I receive similar messages for any queue operations I attempt to perform. I have also verified that - for the operations where I receive an error - I have the same reference that was created during setup where my queue operations performed successfully. The only difference between the setup VI's and my problem VI's is that the problem VI's are within the VI that I call through the ACBR.
Any help you could provide to me as to what I'm doing wrong or if I'm attempting to do something that can't be done would be greatly appreciated!
Solved! Go to Solution.
If you actually tried to mimic the Actor Framework, you would have seen a comment in there explaining why the launched actor needs to create the queue. Bascially, as soon as this launch VI's hierarchy is completed, it is removed from memory. This includes any references it created. So when the Launch is completed, your queue reference becomes invalid. Simple fix: make the actor that is called create the queue as part of its initialization. Then the queue will be valid as long as that actor is active.
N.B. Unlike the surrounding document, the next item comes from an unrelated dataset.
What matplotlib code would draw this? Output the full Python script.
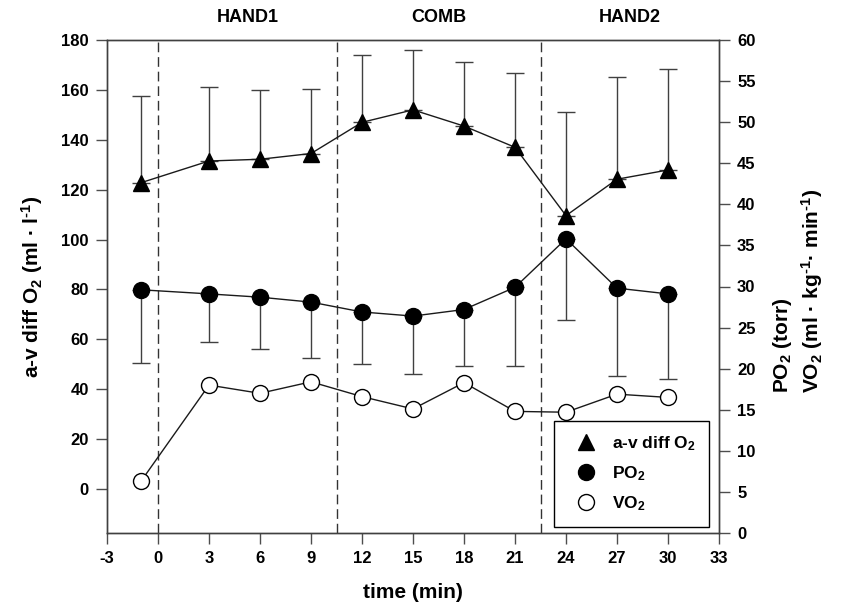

So you're analysis seems to be correct, when I move the "SETUP" vi into the "CTRL LOOP" vi, the queues function correctly.
Are you referring to this comment from the AF: "By having each VI (caller and actor) create the the queue on which it receives messages, we guarantee that the lifetime of each queue is the same as the recipient, which means that the sender can enqueue a final Stop message to the receiver and then exit without worrying that the queue will be destroyed before the recipient gets the message. "
This comment is referring to the message queues, which I was implementing slightly differently so I ignored it (also my message queues are created within the CTRL LOOP vi so they were functioning as expected. I am not sure I understand why the queue reference is destroyed once the launch VI is terminated, I would appreciate if you could elaborate slightly on this.
Thank you for the quick response and solution!
bbarrett90 wrote: I am not sure I understand why the queue reference is destroyed once the launch VI is terminated, I would appreciate if you could elaborate slightly on this.
Here is an old thread with the same issue: When do VI and queue references become invalid?
Yes, this helps to clear it up a little more. I did find a second cause of the problem, I was launching my message handler by reference, and then launching my subsystems within the same "launcher" VI, but that launcher VI ultimately stops running and only the message handler remains active. So, when the "launcher" vi stopped, the queue references it had opened were automatically released, even though the reference was passed into an array of objects which was sent to the message handler.
I think I understand the mechanism behind the failure now, thank you for your assistance!